As far as flying manners are concerned, the GX is well harmonized, with pleasant overall handling qualities, if a bit on the light side — though what do you expect with a 670-pound airplane? My overall impression was very positive, and I’m sure I’d quickly get better at working those rudder pedals.

Because of the gusty conditions, my few landings in the GX were probably not representative of the airplane’s manners. Down at San Marcos, where we went to shoot some touch and goes, we were looking at a 45-degree crosswind gusting up into the 20s, so it was challenging for a newbie in the airplane.

On approach it took a bit of doing to get it slowed down to flap speed while still losing altitude, and once I did get it into the low, low flap range, it had a tendency to sink, which is a bit surprising in an airplane this light. And on short final I found it a bit hard to get the proper perspective on the centerline, so I wound up being a little cockeyed on my first few touchdowns. Once I got the idea, thanks to a few helpful hints from Chris, I was able to get things straightened pretty consistently.

That all said, the airplane was remarkably responsive and would have done anything I asked it to do. It would just take a little practice to get to that point. And my “bad” landings early on resulted in 300- to 500-foot ground rolls once I got it planted.

Going Forward

The LSA market hasn’t really panned out as many had anticipated.

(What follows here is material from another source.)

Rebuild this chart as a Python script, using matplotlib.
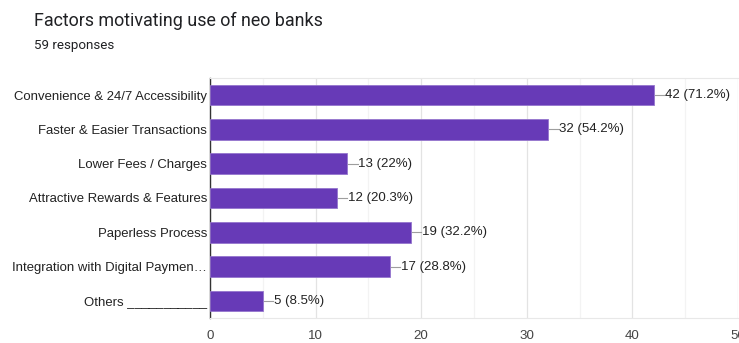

The lure of $50,000 two-seaters has proven illusory, as what we’ve been saying for years becomes clear to everyone: It’s simply not possible to make money on any kind of substantial airplane at that price. And even though the market is down for LSA makers, as it is everywhere, and there’s sure to be some shakeout in the market, Remos looks like a good bet. It’s well financed, it has a solid product, and it doesn’t need to sell a hundred airplanes a year to make money.

And for those pilots starting out who are looking for a little sport airplane with big ramp appeal, or for the seasoned veteran looking to transition down into the LSA world, the Remos GX has a lot of flying fun to offer. And those are two of the major markets the LSA category was aiming for from the start.